Na verdade, para avaliarmos o sentir social temos de encarar a ideia predominante acerca do combate à corrupção em Angola. Não se deve libertar um arguido se a sua libertação no cumprimento do meio da pena for propensa a gerar surpresa e indignação no meio social em que se praticou o crime. E é esse o meio que verdadeiramente releva para aferir da eficácia da prevenção geral, pois é essencialmente aí que os factos são do domínio público, que o sentimento de repulsa pelo crime praticado se instalou e, consequentemente, será aí que os efeitos de prevenção geral de dissuasão deverão predominantemente operar, sob pena de perda de confiança da comunidade no funcionamento do sistema, decorrente de uma ineficaz tutela dos bens jurídicos violados pela acção criminosa.

Ora, é precisamente esse sentimento que se tem de buscar na sociedade angolana. Actualmente, essa ideia parece corresponder a uma certa ambiguidade. Se, por um lado, o combate contra a corrupção é aplaudido e entendido como premente para fazer o país progredir, por outro, verifica-se a necessidade de reequacionar os métodos. Em suma, defende-se que é necessário proceder a um reinício desse combate para o tornar mais efectivo e actuante.

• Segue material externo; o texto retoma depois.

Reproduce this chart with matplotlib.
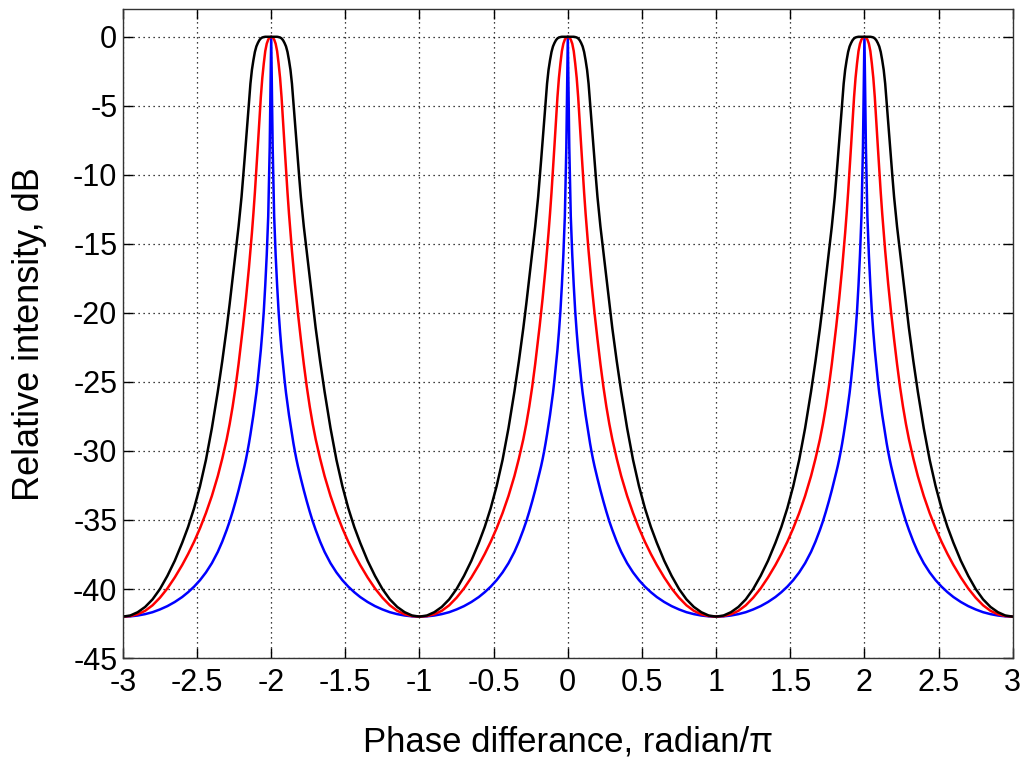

É essa ambiguidade social e a necessidade de um reinício, e também o facto de um único homem não poder carregar o fardo de ser o símbolo do combate à corrupção, que faz inclinar para se proceder à libertação condicional de Augusto Tomás. Como o nome indica, a libertação não é pura, está sujeita a condições, e seria precisamente no estabelecimento de condições apertadas que a paz social ficaria garantida.

Ao mesmo tempo que se faria essa libertação, proceder-se-ia a uma revisão geral da política do combate à corrupção que temos defendido nestas páginas.

Entretanto, em termos processuais deve existir clareza. Há muito tempo que o Tribunal se deveria ter pronunciado sobre este tema, em vez de engavetar o processo, como parece estar a acontecer. Como temos defendido, a luta contra a corrupção tem de ter duas faces: uma de sanção, outra de reabilitação, e o caso de Augusto Tomás poderia tornar-se um exemplo paradigmático dessa abordagem.